In order for you to accomplish this, you need to understand that whatever happened- whether it made you look stupid or made you feel insecure- doesn’t have to impact you poorly. The mere aspect of not being hard on yourself or even laughing it off can even boost your confidence and make you more immune to future insecurities.
Of course, it is important to accept the matter, not dismiss it. So in order to move on, you need to accept that it did, in fact, happen. A good way to do that while avoiding dwelling would be to maybe share your stories for a laugh, while making sure to laugh at yourself and identify the possible humor or silliness of the situation. Sophomore Kayla Richardson used this strategy to her advantage.

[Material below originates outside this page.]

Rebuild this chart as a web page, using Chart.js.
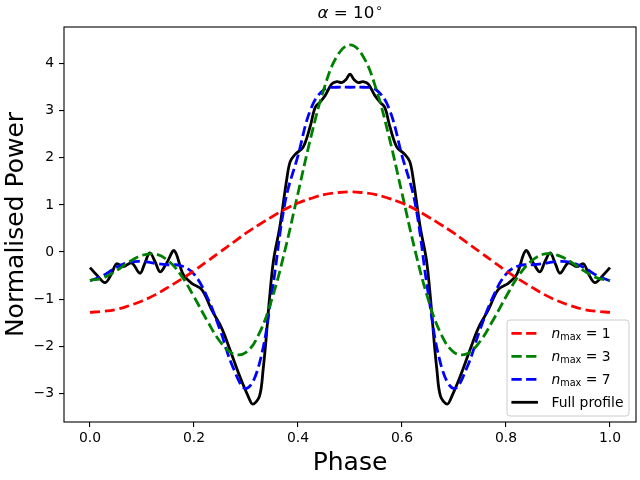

“One time I tried out for a musical and I made it for the callbacks,” Richardson said. “When it was my turn to read lines, I kept stumbling on a word so I kept restarting and getting louder, which resulted in me yelling my lines. Under all my yelling I didn’t hear the director telling me to stop. When I finally heard the director and stopped, everyone laughed. I laughed along with them.”
Embarrassment is not the end of the world. In fact, Douglas Engelbart, an American inventor and engineer, thought someone could benefit through embarrassment in terms of maturity. Basically, someone can mature from accepting embarrassing situations and not dreading them.
“The rate at which a person can mature is directly proportional to the amount of embarrassment he can tolerate,” Engelbart said.
Keep yourself optimistic about embarrassing situations and don’t take it to heart, at least not in a negative matter. I’m sure you’ve heard or witnessed them from others, because it happens to everyone and they should not be judged as anything other than human.
“Life is dull and boring if you can’t laugh at yourself,” Richardson said. “At every embarrassing moment I look back on I find something to laugh at.”